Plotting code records
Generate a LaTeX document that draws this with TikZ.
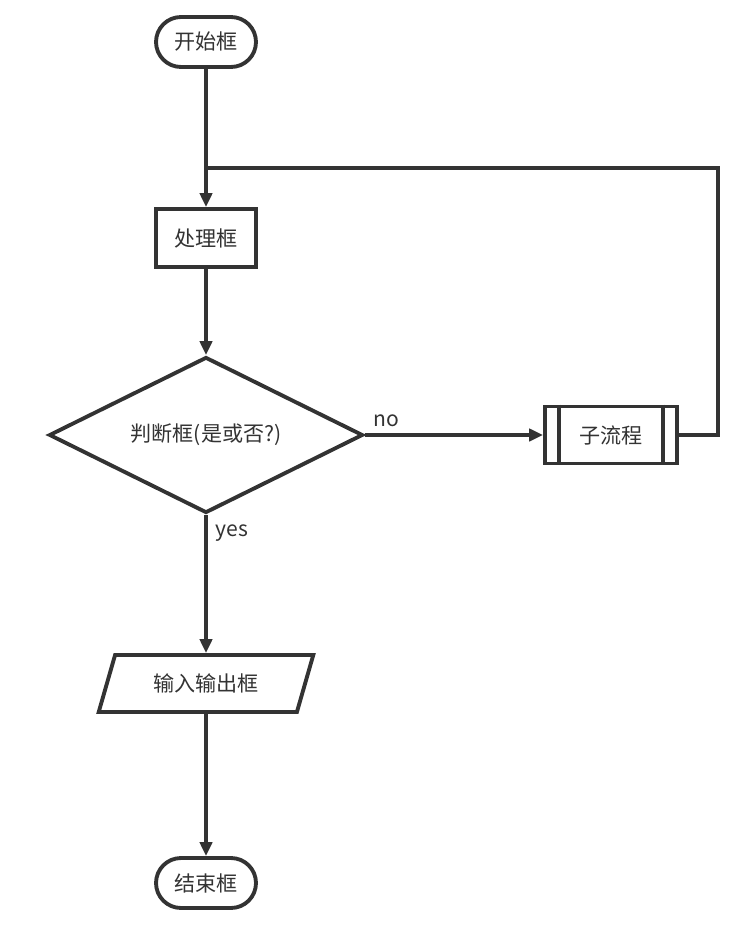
\documentclass[tikz,border=0pt]{standalone}
\usepackage{fontspec}
\setmainfont{Noto Sans CJK SC}
\usetikzlibrary{shapes.geometric,shapes.misc,arrows.meta,calc}
\definecolor{inkgray}{HTML}{333333}
\begin{document}
\begin{tikzpicture} [x = 0.02cm, y = -0.02cm, line width = 2.2pt, color = inkgray,
	font = \fontsize{12}{14}\selectfont,
	flow/.style = {-{Triangle[length = 8pt, width = 7pt]}},
	terminal/.style = {rounded rectangle, draw, minimum width = 2cm, minimum height = 1cm, inner sep = 0pt},
	process/.style = {rectangle, draw, minimum width = 2cm, minimum height = 1.16cm, inner sep = 0pt},
	decision/.style = {diamond, aspect = 2, draw, minimum width = 6.28cm, minimum height = 3.12cm, inner sep = 0pt},
	iobox/.style = {trapezium, trapezium stretches = true, trapezium left angle = 64, trapezium right angle = 116,
		draw, minimum width = 4.3cm, minimum height = 1.14cm, inner sep = 0pt},
	subproc/.style = {rectangle, draw, minimum width = 2.64cm, minimum height = 1.14cm, inner sep = 0pt}]
	\useasboundingbox (0,0) rectangle (754,925);
	% nodes
	\node [terminal] (start) at (206,42) {开始框};
	\node [process] (proc) at (206,238) {处理框};
	\node [decision] (dec) at (206,435) {判断框(是或否?)};
	\node [subproc] (sub) at (611,435) {子流程};
	\draw ($(sub.north west)+(16,0)$) -- ($(sub.south west)+(16,0)$);
	\draw ($(sub.north east)+(-16,0)$) -- ($(sub.south east)+(-16,0)$);
	\node [iobox] (io) at (206,683.5) {输入输出框};
	\node [terminal] (stop) at (206,883) {结束框};
	\coordinate (join) at (206,168);
	% connectors
	\draw [flow] (start) -- (proc);
	\draw [flow] (proc) -- (dec);
	\draw [flow] (dec.east) -- node [pos = 0.12, above = 0pt] {no} (sub.west);
	\draw [flow] (dec.south) -- node [pos = 0.13, right = 1pt] {yes} (io.north -| dec.south);
	\draw [flow] (io.south -| dec.south) -- (stop);
	\draw (sub.east) -- ++(39,0) |- (join);
\end{tikzpicture}
\end{document}
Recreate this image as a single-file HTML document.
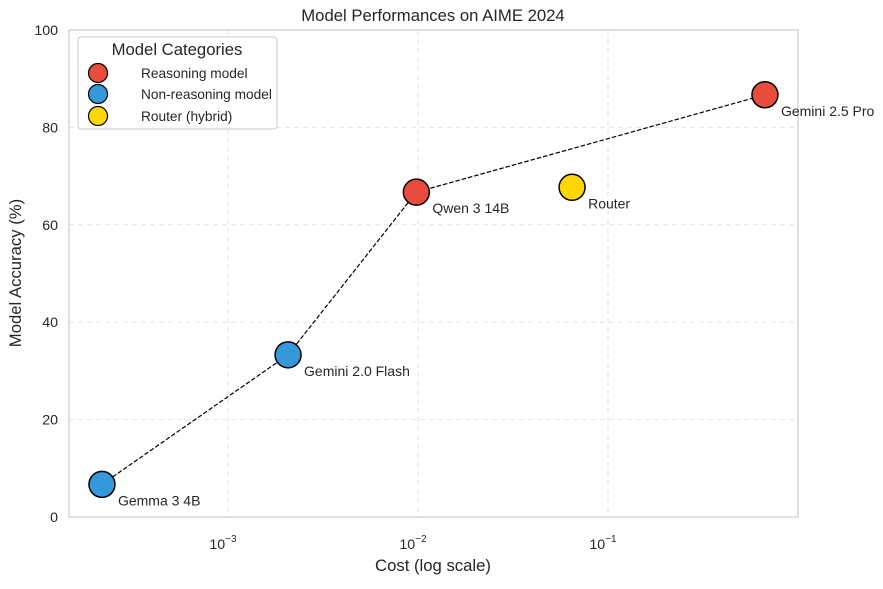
<!DOCTYPE html>
<html><head><meta charset="utf-8"><style>
body{margin:0;background:#fff;font-family:"Liberation Sans","DejaVu Sans",sans-serif;}
svg text{font-family:"Liberation Sans","DejaVu Sans",sans-serif;fill:#262626;}
</style></head><body>
<svg id="chart" width="883" height="584" xmlns="http://www.w3.org/2000/svg">
<rect width="883" height="584" fill="#fff"/>
<g id="grid"></g>
<rect x="69" y="30" width="729" height="487" fill="none" stroke="#cccccc" stroke-width="1.2"/>
<g id="axes"></g>
<g id="marks"></g>
<text x="433" y="21" font-size="16.7" text-anchor="middle">Model Performances on AIME 2024</text>
<text x="433" y="571" font-size="16.7" text-anchor="middle">Cost (log scale)</text>
<text transform="translate(21,273) rotate(-90)" font-size="16.7" text-anchor="middle">Model Accuracy (%)</text>
<g>
<rect x="78" y="37" width="199" height="92" rx="3" fill="#fff" fill-opacity="0.85" stroke="#cccccc"/>
<text x="177" y="55" font-size="16.7" text-anchor="middle">Model Categories</text>
<g><circle cx="98" cy="73" r="9.5" fill="#e74c3c" stroke="#000" stroke-width="1.2"/><text x="141" y="78" font-size="13.7">Reasoning model</text></g>
<g><circle cx="98" cy="94" r="9.5" fill="#3498db" stroke="#000" stroke-width="1.2"/><text x="141" y="99" font-size="13.7">Non-reasoning model</text></g>
<g><circle cx="98" cy="116" r="9.5" fill="#ffd700" stroke="#000" stroke-width="1.2"/><text x="141" y="121" font-size="13.7">Router (hybrid)</text></g>
</g>
</svg>
<script>
const names=["Gemma 3 4B","Gemini 2.0 Flash","Qwen 3 14B","Router","Gemini 2.5 Pro"];
const costs=[0.000217,0.00207,0.0098,0.0647,0.67];
const accuracy=[6.7,33.3,66.7,67.7,86.7];
const categories=["non","non","reasoning","router","reasoning"];
const frontier=[0,1,2,4];
const yTicks=[0,20,40,60,80,100];
const xTickExp=[-3,-2,-1];
const colors={reasoning:"#e74c3c",non:"#3498db",router:"#ffd700"};
const X0=69,X1=798,Y0=517,Y1=30,LMIN=-3.837,LMAX=0;
const xs=v=>X0+(Math.log10(v)-LMIN)/(LMAX-LMIN)*(X1-X0);
const ys=v=>Y0-(v/100)*(Y0-Y1);
const NS="http://www.w3.org/2000/svg";
function mk(t,a,p){const e=document.createElementNS(NS,t);for(const k in a)e.setAttribute(k,a[k]);p.appendChild(e);return e;}
const grid=document.getElementById('grid'),axes=document.getElementById('axes'),marks=document.getElementById('marks');
yTicks.forEach(t=>{const y=ys(t);
 const g=mk('line',{x1:X0,x2:X1,y1:y,y2:y,stroke:"#e3e3e3","stroke-dasharray":"5,4"},grid);
 
 
 const tx=mk('text',{x:X0-11,y:y+5,"font-size":14.2,"text-anchor":"end"},axes);tx.textContent=t;
 
 
});
xTickExp.forEach(e=>{const x=xs(Math.pow(10,e));
 const g=mk('line',{x1:x,x2:x,y1:Y1,y2:Y0,stroke:"#e3e3e3","stroke-dasharray":"5,4"},grid);
 
 
 const tx=mk('text',{x:x-5,y:Y0+32,"font-size":14.2,"text-anchor":"middle"},axes);
 tx.innerHTML='10<tspan dy="-7" font-size="10">'+(e<0?'\u2212':'')+Math.abs(e)+'</tspan>';
 
 
});
const pts=frontier.map(i=>xs(costs[i])+','+ys(accuracy[i])).join(' ');
const pl=mk('polyline',{points:pts,fill:"none",stroke:"#000","stroke-width":1.2,"stroke-dasharray":"4.5,2"},marks);


names.forEach((n,i)=>{const x=xs(costs[i]),y=ys(accuracy[i]);
 const c=mk('circle',{cx:x,cy:y,r:13,fill:colors[categories[i]],stroke:"#000","stroke-width":1.5},marks);
 
 
 const t=mk('text',{x:x+16,y:y+21,"font-size":14},marks);t.textContent=n;
 
 
});
</script>
</body></html>
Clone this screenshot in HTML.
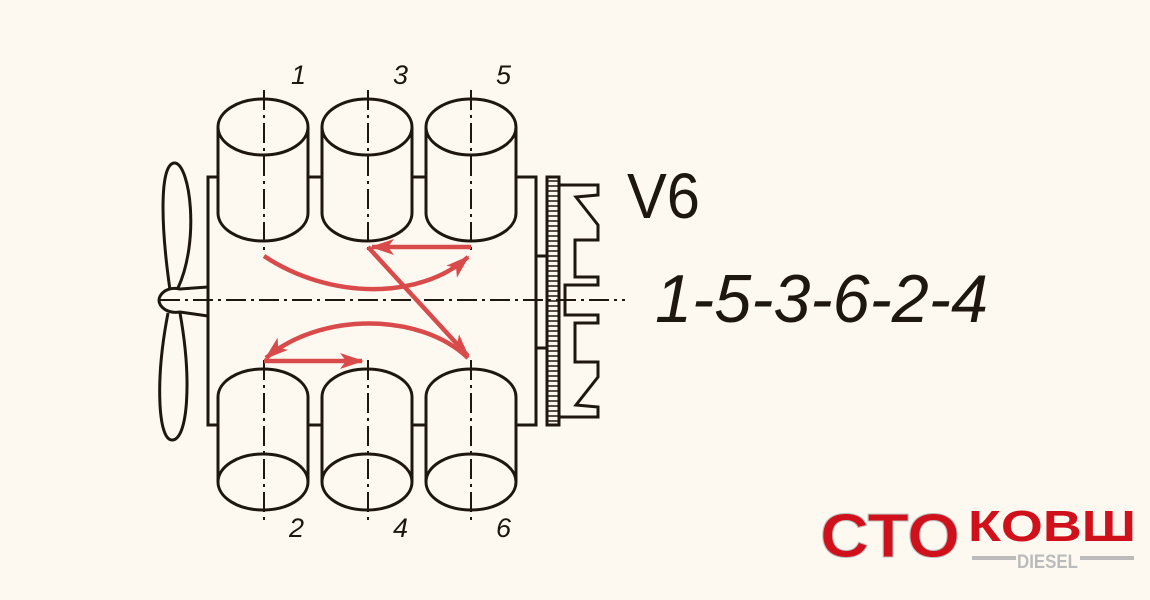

» **Task brief**
From the entries above, return each line with the word "this" in it.

» **Full answer**
Generate a LaTeX document that draws this with TikZ.
Recreate this image as a single-file HTML document.
Clone this screenshot in HTML.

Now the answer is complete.